放置すると雨水が侵入するようになってしまいます。

シーリングは屋根材本体や塗装より早く10年前後で劣化します。

比較的こまめな点検・補修となります。

補修は信頼できる屋根工事業者に依頼します。

劣化したシーリングをきれいに取り除き新しいシーリング剤を充てんすることになります。

自分でできる日常点検の内容は?

チェック表を見て日常点検をするエプロン姿の女性のイラスト

年に1回程度実施の日常点検はご自身で、安全な場所から目視で確認できる範囲で行います。

地震や台風の後など建物や屋根に影響しそうなことがあった場合には、そのつど行います。
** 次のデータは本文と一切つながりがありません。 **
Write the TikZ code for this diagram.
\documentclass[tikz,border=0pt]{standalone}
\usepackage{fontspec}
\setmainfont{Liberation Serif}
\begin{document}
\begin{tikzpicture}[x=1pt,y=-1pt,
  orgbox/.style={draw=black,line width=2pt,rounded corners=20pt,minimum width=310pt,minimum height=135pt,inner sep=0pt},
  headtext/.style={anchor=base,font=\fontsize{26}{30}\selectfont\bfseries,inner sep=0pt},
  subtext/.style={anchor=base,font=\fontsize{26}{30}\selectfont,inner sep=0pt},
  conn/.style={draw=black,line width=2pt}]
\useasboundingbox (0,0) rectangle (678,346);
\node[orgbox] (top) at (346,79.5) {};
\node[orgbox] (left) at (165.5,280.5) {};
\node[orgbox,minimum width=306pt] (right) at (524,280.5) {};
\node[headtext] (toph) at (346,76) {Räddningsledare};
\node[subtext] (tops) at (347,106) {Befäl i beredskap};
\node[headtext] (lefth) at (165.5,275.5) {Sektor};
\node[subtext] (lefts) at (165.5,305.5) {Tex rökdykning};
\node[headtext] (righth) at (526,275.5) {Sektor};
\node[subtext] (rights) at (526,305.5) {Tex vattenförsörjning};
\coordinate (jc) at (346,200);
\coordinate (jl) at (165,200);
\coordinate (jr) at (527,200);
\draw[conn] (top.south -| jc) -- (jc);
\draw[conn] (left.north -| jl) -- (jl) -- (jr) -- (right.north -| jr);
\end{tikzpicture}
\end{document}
もし日常点検で屋根に気になる変化や不具合などが見つかった場合は、信頼できる屋根工事業者に相談してください。

ご自身で行う日常点検
  • 安全な場所から年1回程度目視で点検。地震や台風後も。
  • 気になる変化、不具合があれば信頼できる屋根工事業者に相談する。

※屋根に登ったりはしごを使用する高所作業は大変危険ですので行わないでください。

以下のポイントを押さえて屋根をよく見るようにすると効果的です。

点検のポイント
  1. 屋根表面の色褪せ、さびはないか
  2. 損傷(きずやへこみ)はないか
  3. 屋根材、部材がずれたり外れたりしていないか
  4. シーリングが切れたりひび割れたりはがれたりしていないか

    点検のポイントで、1は塗り替えの時期の検討や、さびが進んでいれば葺き替え工事またはカバー工事の検討となります。

    2の場合は屋根材の一部取り換えや、軽い傷の場合はタッチアップ(傷の部分だけの小さな塗り増し)が考えられます。

    3は雨漏りに直結する重大な異常の可能性がありますので早めの補修が必要です。

    4も放置すると雨漏りが起きますのでできれば早めに補修を依頼します。

    1~4の異常を発見した場合、信頼できる屋根工事業者に相談し必要に応じて点検を依頼してください。

    ご自身で行う日常点検は、異常のありそうな箇所を早期に発見することが目的ですので、その後の対応は信頼できる屋根工事業者の力を借りましょう。